**Material to process**.
****
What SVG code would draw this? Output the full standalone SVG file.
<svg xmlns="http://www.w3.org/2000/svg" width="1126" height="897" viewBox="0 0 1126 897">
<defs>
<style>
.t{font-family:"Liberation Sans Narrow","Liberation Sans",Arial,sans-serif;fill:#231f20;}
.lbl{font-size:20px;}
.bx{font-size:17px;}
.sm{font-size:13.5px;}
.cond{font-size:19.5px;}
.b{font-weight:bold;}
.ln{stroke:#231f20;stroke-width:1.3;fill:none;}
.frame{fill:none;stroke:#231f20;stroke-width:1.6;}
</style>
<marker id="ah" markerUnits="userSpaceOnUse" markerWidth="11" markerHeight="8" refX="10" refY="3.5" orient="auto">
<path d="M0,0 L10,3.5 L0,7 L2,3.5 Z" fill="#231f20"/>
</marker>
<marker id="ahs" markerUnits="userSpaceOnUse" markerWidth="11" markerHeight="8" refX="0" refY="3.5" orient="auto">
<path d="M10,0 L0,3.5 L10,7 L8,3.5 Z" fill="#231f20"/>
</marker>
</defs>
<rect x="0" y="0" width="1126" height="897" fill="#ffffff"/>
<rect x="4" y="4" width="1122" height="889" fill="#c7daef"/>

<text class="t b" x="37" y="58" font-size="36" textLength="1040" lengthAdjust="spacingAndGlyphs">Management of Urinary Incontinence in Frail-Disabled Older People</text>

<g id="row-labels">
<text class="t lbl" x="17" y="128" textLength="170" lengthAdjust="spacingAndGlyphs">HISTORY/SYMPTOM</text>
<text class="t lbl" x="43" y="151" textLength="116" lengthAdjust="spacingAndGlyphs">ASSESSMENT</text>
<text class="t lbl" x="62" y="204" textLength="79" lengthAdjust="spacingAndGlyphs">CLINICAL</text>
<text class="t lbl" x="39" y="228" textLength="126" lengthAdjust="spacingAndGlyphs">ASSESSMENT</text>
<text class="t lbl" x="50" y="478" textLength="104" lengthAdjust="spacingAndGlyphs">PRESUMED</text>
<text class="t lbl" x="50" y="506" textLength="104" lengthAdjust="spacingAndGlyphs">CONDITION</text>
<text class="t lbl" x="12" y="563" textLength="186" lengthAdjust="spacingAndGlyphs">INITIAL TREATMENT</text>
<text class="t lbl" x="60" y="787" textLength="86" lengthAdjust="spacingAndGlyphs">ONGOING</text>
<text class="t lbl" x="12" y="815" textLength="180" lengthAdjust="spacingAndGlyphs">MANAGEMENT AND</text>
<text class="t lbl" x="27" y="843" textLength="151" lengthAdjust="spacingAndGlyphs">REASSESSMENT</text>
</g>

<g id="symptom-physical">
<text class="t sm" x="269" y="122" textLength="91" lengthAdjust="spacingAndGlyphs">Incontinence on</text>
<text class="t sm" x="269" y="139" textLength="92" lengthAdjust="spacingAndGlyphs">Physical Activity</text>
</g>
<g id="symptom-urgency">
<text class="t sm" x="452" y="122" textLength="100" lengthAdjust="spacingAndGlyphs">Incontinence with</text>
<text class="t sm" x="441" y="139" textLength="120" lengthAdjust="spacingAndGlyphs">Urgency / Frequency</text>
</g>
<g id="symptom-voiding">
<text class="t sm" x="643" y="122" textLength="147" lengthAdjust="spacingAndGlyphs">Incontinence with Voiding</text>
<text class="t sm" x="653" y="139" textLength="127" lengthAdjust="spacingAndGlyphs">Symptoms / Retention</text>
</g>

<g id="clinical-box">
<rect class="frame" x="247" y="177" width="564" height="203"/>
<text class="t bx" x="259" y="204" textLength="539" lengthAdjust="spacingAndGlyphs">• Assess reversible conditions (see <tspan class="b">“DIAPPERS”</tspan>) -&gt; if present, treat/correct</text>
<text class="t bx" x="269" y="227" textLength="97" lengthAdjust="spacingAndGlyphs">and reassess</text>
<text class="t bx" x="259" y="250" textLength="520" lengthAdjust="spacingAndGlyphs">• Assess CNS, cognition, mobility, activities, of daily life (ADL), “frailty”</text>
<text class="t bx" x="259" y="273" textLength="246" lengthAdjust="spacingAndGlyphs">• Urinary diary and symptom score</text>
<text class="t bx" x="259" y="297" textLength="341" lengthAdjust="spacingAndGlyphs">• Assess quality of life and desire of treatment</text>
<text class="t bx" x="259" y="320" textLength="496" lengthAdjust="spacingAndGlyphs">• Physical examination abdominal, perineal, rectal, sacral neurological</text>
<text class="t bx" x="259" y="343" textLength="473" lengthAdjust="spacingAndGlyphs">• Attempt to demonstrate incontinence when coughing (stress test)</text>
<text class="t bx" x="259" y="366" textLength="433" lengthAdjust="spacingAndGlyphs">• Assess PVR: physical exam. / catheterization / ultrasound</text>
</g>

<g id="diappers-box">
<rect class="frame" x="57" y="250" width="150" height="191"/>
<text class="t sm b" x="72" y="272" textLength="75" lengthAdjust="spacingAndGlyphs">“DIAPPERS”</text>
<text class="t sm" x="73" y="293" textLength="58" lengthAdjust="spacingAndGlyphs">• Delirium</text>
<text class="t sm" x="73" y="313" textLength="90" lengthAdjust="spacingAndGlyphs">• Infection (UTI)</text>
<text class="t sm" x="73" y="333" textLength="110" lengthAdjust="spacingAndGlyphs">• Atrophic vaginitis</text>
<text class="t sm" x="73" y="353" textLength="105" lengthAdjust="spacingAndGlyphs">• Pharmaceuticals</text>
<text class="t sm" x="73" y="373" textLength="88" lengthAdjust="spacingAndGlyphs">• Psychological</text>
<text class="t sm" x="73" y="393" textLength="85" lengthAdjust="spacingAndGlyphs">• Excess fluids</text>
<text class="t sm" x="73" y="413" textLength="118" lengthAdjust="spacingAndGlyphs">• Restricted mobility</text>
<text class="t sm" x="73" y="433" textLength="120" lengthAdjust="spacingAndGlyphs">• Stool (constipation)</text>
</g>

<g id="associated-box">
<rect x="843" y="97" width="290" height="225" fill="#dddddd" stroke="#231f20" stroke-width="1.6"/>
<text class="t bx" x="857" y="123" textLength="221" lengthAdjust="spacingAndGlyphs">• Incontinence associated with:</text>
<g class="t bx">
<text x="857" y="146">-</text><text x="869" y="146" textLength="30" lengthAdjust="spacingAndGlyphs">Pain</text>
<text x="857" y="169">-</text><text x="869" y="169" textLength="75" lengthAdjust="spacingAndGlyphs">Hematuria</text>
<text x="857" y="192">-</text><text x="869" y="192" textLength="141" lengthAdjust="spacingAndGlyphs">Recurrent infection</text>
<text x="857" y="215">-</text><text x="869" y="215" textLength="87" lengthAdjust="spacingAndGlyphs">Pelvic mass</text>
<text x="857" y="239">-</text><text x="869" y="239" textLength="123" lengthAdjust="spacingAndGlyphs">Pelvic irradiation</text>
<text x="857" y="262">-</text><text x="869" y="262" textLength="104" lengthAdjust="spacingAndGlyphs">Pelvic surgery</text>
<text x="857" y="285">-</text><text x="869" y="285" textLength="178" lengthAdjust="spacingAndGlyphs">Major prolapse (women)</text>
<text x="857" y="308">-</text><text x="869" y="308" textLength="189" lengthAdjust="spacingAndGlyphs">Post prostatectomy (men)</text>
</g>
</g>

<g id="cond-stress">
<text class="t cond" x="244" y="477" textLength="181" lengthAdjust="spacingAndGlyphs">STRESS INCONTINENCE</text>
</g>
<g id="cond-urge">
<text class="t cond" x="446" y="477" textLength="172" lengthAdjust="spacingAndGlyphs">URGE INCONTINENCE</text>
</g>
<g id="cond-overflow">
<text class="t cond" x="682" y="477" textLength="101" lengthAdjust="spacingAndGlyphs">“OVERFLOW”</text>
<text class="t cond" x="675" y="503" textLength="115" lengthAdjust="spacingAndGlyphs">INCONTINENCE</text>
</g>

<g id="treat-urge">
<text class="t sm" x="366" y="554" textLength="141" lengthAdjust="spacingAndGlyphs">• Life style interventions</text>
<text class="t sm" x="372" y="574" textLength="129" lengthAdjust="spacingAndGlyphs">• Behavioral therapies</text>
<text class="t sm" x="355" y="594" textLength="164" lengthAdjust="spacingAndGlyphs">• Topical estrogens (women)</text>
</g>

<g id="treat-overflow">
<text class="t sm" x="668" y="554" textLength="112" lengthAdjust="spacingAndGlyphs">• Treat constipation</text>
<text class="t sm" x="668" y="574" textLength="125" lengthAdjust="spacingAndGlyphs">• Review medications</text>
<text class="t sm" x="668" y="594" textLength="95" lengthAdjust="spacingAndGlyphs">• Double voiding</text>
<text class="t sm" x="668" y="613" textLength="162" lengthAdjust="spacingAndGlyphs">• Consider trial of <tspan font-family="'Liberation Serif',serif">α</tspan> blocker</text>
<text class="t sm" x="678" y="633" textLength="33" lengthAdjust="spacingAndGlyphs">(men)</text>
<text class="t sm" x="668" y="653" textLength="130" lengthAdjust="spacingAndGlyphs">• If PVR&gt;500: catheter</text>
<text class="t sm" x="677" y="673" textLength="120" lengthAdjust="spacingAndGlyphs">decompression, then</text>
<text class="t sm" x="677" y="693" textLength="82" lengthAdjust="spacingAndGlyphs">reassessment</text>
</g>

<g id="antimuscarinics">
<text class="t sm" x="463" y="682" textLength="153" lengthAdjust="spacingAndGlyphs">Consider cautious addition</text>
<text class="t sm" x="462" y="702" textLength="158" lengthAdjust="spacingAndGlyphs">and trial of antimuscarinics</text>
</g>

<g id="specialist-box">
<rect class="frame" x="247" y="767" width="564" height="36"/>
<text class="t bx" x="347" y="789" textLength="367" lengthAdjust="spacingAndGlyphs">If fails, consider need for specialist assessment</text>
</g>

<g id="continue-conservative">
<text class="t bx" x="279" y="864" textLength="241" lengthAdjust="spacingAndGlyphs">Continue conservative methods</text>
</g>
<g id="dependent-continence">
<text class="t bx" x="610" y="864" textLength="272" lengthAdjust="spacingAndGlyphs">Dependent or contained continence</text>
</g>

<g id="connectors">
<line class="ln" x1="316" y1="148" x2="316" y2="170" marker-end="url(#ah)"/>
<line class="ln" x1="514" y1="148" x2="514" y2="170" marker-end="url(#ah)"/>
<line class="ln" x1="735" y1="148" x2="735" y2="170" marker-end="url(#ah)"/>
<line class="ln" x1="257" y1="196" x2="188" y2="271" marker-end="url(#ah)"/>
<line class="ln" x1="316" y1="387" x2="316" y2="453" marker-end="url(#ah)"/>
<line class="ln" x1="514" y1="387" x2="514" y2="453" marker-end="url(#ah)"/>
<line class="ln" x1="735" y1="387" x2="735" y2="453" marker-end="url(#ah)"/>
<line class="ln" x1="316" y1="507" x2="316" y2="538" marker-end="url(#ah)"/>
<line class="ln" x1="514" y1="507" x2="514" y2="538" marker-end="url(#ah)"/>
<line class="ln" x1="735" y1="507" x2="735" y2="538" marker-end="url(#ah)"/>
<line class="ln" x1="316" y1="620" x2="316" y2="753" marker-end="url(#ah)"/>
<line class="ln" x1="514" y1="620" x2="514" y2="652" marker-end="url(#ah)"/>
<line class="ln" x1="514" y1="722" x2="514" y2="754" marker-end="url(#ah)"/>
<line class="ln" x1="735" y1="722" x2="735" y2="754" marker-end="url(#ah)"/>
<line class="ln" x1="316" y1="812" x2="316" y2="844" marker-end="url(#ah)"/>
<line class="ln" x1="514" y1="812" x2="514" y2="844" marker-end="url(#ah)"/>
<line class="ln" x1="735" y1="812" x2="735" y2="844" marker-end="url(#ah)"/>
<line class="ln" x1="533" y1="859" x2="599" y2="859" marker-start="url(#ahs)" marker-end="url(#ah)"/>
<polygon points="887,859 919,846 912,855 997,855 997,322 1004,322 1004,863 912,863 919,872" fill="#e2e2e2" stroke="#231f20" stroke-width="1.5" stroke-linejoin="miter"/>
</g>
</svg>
****
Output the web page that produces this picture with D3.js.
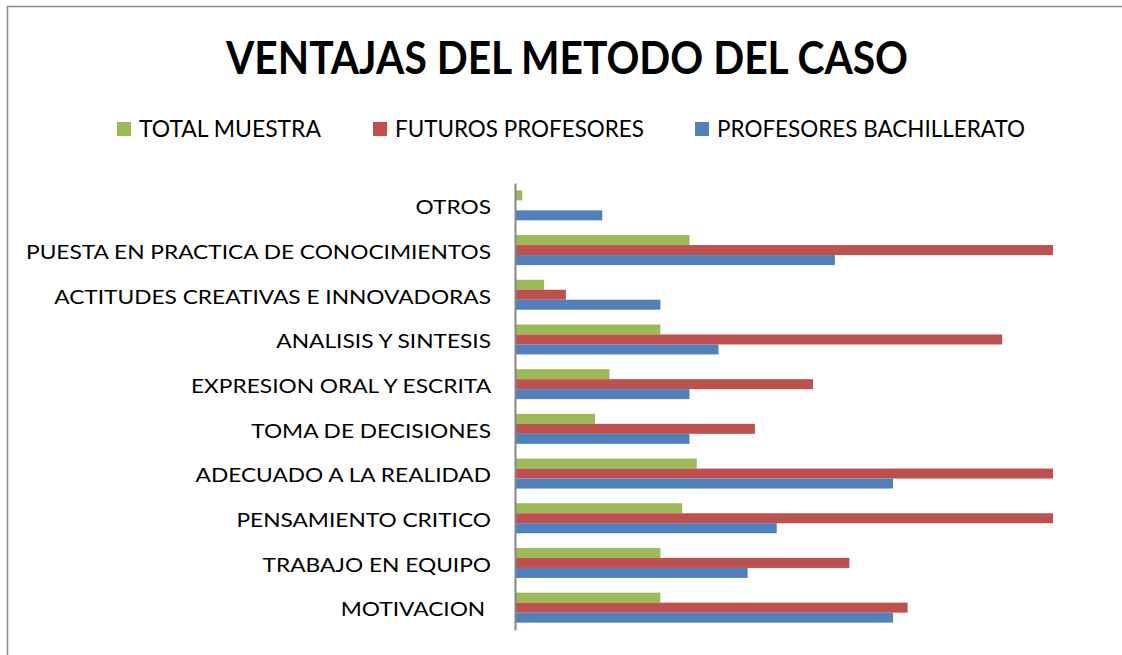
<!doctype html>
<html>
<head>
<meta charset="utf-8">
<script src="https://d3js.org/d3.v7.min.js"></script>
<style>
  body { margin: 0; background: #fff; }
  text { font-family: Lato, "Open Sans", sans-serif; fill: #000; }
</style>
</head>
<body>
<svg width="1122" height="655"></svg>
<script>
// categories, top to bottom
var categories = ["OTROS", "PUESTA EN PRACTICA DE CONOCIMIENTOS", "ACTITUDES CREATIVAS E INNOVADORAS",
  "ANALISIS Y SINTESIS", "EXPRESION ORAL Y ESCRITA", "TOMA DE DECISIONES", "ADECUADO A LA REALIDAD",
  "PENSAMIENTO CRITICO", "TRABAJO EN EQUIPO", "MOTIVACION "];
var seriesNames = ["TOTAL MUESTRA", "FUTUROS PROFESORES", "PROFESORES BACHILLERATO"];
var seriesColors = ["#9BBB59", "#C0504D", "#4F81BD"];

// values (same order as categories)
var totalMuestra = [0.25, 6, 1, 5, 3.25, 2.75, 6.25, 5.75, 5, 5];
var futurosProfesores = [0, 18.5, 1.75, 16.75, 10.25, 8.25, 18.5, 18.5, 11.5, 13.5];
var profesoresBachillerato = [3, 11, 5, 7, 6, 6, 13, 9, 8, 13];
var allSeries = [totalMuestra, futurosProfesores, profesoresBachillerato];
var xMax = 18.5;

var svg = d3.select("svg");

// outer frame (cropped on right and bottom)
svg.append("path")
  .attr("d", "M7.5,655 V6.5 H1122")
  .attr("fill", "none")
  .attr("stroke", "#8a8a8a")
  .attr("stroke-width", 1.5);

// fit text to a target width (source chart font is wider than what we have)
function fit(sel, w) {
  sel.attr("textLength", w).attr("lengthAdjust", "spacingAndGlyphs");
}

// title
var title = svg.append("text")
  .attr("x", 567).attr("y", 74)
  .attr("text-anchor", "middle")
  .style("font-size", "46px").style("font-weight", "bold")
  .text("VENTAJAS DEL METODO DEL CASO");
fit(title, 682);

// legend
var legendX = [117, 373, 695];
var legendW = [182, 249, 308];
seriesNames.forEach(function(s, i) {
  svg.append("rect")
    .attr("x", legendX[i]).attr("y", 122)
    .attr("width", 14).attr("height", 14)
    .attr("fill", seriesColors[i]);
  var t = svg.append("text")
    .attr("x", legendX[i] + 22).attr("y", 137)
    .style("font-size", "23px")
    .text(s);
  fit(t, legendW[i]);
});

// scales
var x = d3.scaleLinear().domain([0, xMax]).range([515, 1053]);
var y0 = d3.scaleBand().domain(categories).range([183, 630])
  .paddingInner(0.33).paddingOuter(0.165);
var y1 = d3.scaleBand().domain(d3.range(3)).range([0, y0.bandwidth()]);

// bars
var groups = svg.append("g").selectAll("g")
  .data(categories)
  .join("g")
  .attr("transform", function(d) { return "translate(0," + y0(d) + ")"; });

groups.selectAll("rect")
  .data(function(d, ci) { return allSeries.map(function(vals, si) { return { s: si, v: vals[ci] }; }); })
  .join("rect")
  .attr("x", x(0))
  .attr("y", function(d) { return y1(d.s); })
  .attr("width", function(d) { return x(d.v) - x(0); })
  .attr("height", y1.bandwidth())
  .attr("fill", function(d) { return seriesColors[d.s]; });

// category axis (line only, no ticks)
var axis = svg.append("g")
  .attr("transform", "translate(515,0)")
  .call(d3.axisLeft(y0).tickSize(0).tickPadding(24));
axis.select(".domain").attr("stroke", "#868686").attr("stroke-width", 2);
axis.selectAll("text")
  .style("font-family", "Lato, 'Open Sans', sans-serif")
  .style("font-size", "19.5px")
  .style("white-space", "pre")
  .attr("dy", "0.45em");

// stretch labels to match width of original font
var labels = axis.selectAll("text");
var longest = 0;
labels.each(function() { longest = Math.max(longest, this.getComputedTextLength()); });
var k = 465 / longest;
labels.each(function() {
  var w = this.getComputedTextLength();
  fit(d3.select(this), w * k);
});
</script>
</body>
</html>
****
**Your task**. Repeat exactly the lines from the one containing "What SVG code" through the one containing "Frail-Disabled Older People</text>", both included, and nothing else.

**Full solution**.
What SVG code would draw this? Output the full standalone SVG file.
<svg xmlns="http://www.w3.org/2000/svg" width="1126" height="897" viewBox="0 0 1126 897">
<defs>
<style>
.t{font-family:"Liberation Sans Narrow","Liberation Sans",Arial,sans-serif;fill:#231f20;}
.lbl{font-size:20px;}
.bx{font-size:17px;}
.sm{font-size:13.5px;}
.cond{font-size:19.5px;}
.b{font-weight:bold;}
.ln{stroke:#231f20;stroke-width:1.3;fill:none;}
.frame{fill:none;stroke:#231f20;stroke-width:1.6;}
</style>
<marker id="ah" markerUnits="userSpaceOnUse" markerWidth="11" markerHeight="8" refX="10" refY="3.5" orient="auto">
<path d="M0,0 L10,3.5 L0,7 L2,3.5 Z" fill="#231f20"/>
</marker>
<marker id="ahs" markerUnits="userSpaceOnUse" markerWidth="11" markerHeight="8" refX="0" refY="3.5" orient="auto">
<path d="M10,0 L0,3.5 L10,7 L8,3.5 Z" fill="#231f20"/>
</marker>
</defs>
<rect x="0" y="0" width="1126" height="897" fill="#ffffff"/>
<rect x="4" y="4" width="1122" height="889" fill="#c7daef"/>

<text class="t b" x="37" y="58" font-size="36" textLength="1040" lengthAdjust="spacingAndGlyphs">Management of Urinary Incontinence in Frail-Disabled Older People</text>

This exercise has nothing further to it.